The dots are the same color
Don't fool your eyes
The human optical system is remarkably adaptive. Your brain compensates colour toward a white balance. If there is a lot of blue in your field of view, your brain counterbalances this by adding the opposite colour. As a result, the dot in the purple area appears greyer than it actually is.
That dot could be your calibrated monitor. It is why skin tones look unhealthy in your renders, and why colours shift between sessions without explanation.
Whether you work with film, video, photography, or graphic design: only when you perceive colour accurately will you deliver your best work. A neutral grey working environment takes your work to the next level.
Why not
Mix it yourself?
You cannot simply have middle grey paint mixed at a DIY store. You may find a shade of neutral grey that comes close, but getting that exact colour onto the wall is another matter entirely. Mixing methods are not accurate enough, the margin of error of the mixing machine is too wide, and no allowance is made for variations in the base paint. Base paint is never completely white and can vary in colour from one production batch to the next, from one pallet to the next, or from one tin to another. DIY stores do not adjust their formulae to account for different types of base paint.
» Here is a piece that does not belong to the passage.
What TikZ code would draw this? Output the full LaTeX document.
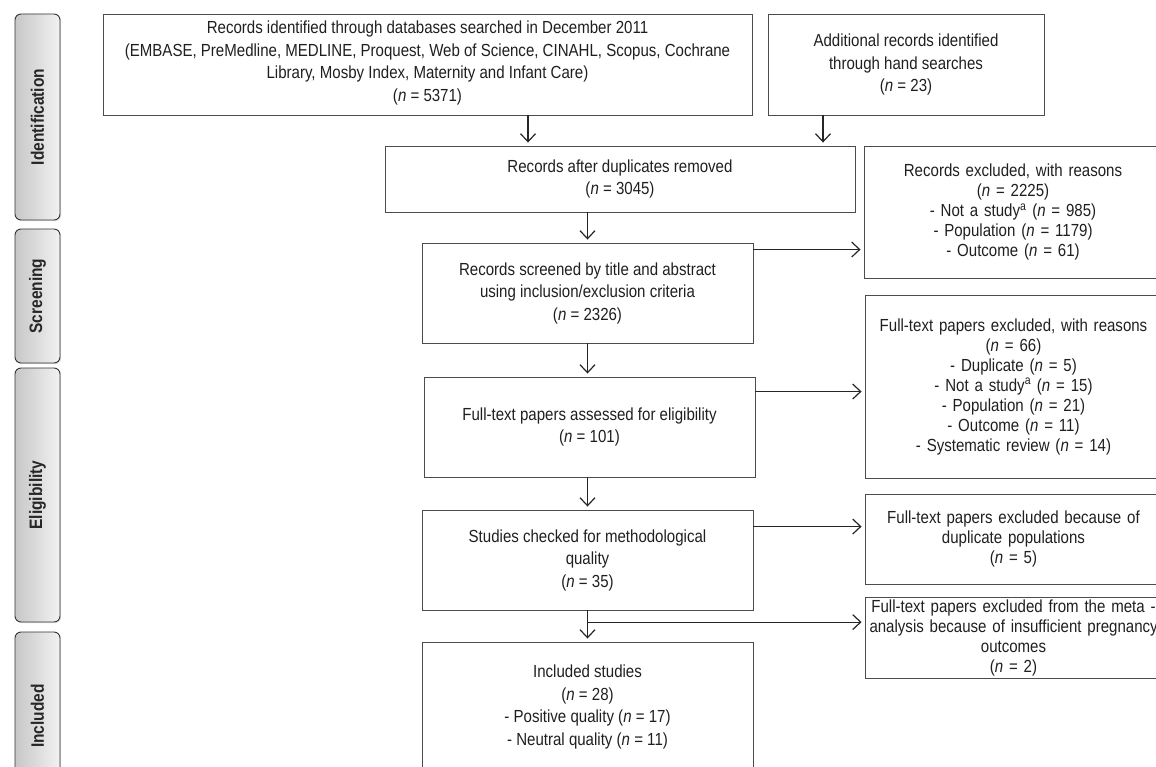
\documentclass[tikz,border=0pt]{standalone}
\usepackage{fontspec}
\setmainfont[FakeStretch=0.86]{Liberation Sans}
\usetikzlibrary{arrows.meta,shadows,calc}

\begin{document}
\begin{tikzpicture}[x=1pt,y=-1pt,
    box/.style={draw=black!70, line width=0.9pt, align=center, inner sep=0pt, text=black!88,
      font=\fontsize{17.5}{22.5}\selectfont},
    sidebox/.style={box, text width=288pt, font=\fontsize{17.5}{20}\selectfont},
    phase/.style={draw=black!80, line width=0.9pt, rounded corners=6pt, rotate=90,
      left color=black!22, right color=black!5, text=black!85, inner sep=0pt,
      font=\bfseries\fontsize{18}{20}\selectfont,
      drop shadow={shadow xshift=1.2pt, shadow yshift=-1.2pt, opacity=0.25}},
    arr/.style={-{Straight Barb[length=8pt,width=15pt]}, line width=1.2pt, draw=black!85, shorten >=3pt}]
  \useasboundingbox (0,0) rectangle (1156,767);
  \clip (0,0) rectangle (1156,767);

  % phases on the left
  \node[phase, minimum width=206pt, minimum height=45pt] (ident) at (37.5,117) {Identification};
  \node[phase, minimum width=134pt, minimum height=45pt] (scr) at (37.5,296) {Screening};
  \node[phase, minimum width=254pt, minimum height=45pt] (elig) at (37.5,495) {Eligibility};
  \node[phase, minimum width=168pt, minimum height=45pt] (inc) at (37.5,716) {Included};

  % main column
  \node[box, minimum width=649pt, minimum height=101pt] (recdb) at (427.5,64.5)
    {Records identified through databases searched in December 2011\\(EMBASE, PreMedline, MEDLINE, Proquest, Web of Science, CINAHL, Scopus, Cochrane\\Library, Mosby Index, Maternity and Infant Care)\\(\textit{n} = 5371)\\[-16pt]\mbox{}};
  \node[box, minimum width=276pt, minimum height=101pt] (hand) at (906,64.5)
    {Additional records identified\\through hand searches\\(\textit{n} = 23)};
  \node[box, minimum width=470pt, minimum height=66pt] (dedup) at (620,179)
    {Records after duplicates removed\\(\textit{n} = 3045)};
  \node[box, minimum width=331pt, minimum height=100pt] (screen) at (587.5,293)
    {Records screened by title and abstract\\using inclusion/exclusion criteria\\(\textit{n} = 2326)};
  \node[box, minimum width=331pt, minimum height=100pt] (fulltext) at (589.5,427)
    {Full-text papers assessed for eligibility\\(\textit{n} = 101)};
  \node[box, minimum width=331pt, minimum height=100pt] (quality) at (587.5,560)
    {Studies checked for methodological\\quality\\(\textit{n} = 35)};
  \node[box, minimum width=331pt, minimum height=130pt] (incl) at (587.5,707)
    {Included studies\\(\textit{n} = 28)\\- Positive quality (\textit{n} = 17)\\- Neutral quality (\textit{n} = 11)};

  % exclusions on the right
  \node[sidebox, minimum width=298pt, minimum height=132pt] (exrec) at (1013,212)
    {Records excluded, with reasons\\(\textit{n} = 2225)\\- Not a study\textsuperscript{a} (\textit{n} = 985)\\- Population (\textit{n} = 1179)\\- Outcome (\textit{n} = 61)};
  \node[sidebox, minimum width=297pt, minimum height=183pt] (exft) at (1013.5,386.5)
    {Full-text papers excluded, with reasons\\(\textit{n} = 66)\\- Duplicate (\textit{n} = 5)\\- Not a study\textsuperscript{a} (\textit{n} = 15)\\- Population (\textit{n} = 21)\\- Outcome (\textit{n} = 11)\\- Systematic review (\textit{n} = 14)};
  \node[sidebox, minimum width=297pt, minimum height=90pt] (expop) at (1013.5,539)
    {Full-text papers excluded because of\\duplicate populations\\(\textit{n} = 5)};
  \node[sidebox, minimum width=297pt, minimum height=81pt] (exmeta) at (1013.5,637.5)
    {\mbox{Full-text papers excluded from the meta -}\\\mbox{analysis because of insufficient pregnancy}\\outcomes\\(\textit{n} = 2)};

  % arrows
  \draw[arr] ([xshift=100.5pt]recdb.south) -- ([xshift=100.5pt]recdb.south |- dedup.north);
  \draw[arr] ([xshift=-83pt]hand.south) -- ([xshift=-83pt]hand.south |- dedup.north);
  \draw[arr] (dedup.south -| screen.north) -- (screen.north);
  \draw[arr] ([yshift=-7pt]screen.north east) -- ([yshift=-7pt]screen.north east -| exrec.west);
  \draw[arr] (screen.south) -- (screen.south |- fulltext.north);
  \draw[arr] ([yshift=-15pt]fulltext.north east) -- ([yshift=-15pt]fulltext.north east -| exft.west);
  \draw[arr] (fulltext.south -| quality.north) -- (quality.north);
  \draw[arr] ([yshift=-17pt]quality.north east) -- ([yshift=-17pt]quality.north east -| expop.west);
  \draw[arr] (quality.south) -- (incl.north);
  \coordinate (split) at ($(quality.south)!0.375!(incl.north)$);
  \draw[arr] (split) -- (split -| exmeta.west);
\end{tikzpicture}
\end{document}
The base paint we use for Grey Paint is the whitest and most consistent available, and is therefore largely free from variation. Every batch is retested for accuracy.
Deviation from middle grey is measured in L*a*b*, where L* represents lightness, a* red to green, and b* yellow to blue. Grey Paint deviates by less than 1 point on every value. That difference is imperceptible to the human eye, and it outperforms the most well-known grey cards on the market, including Munsell N5 reference standards.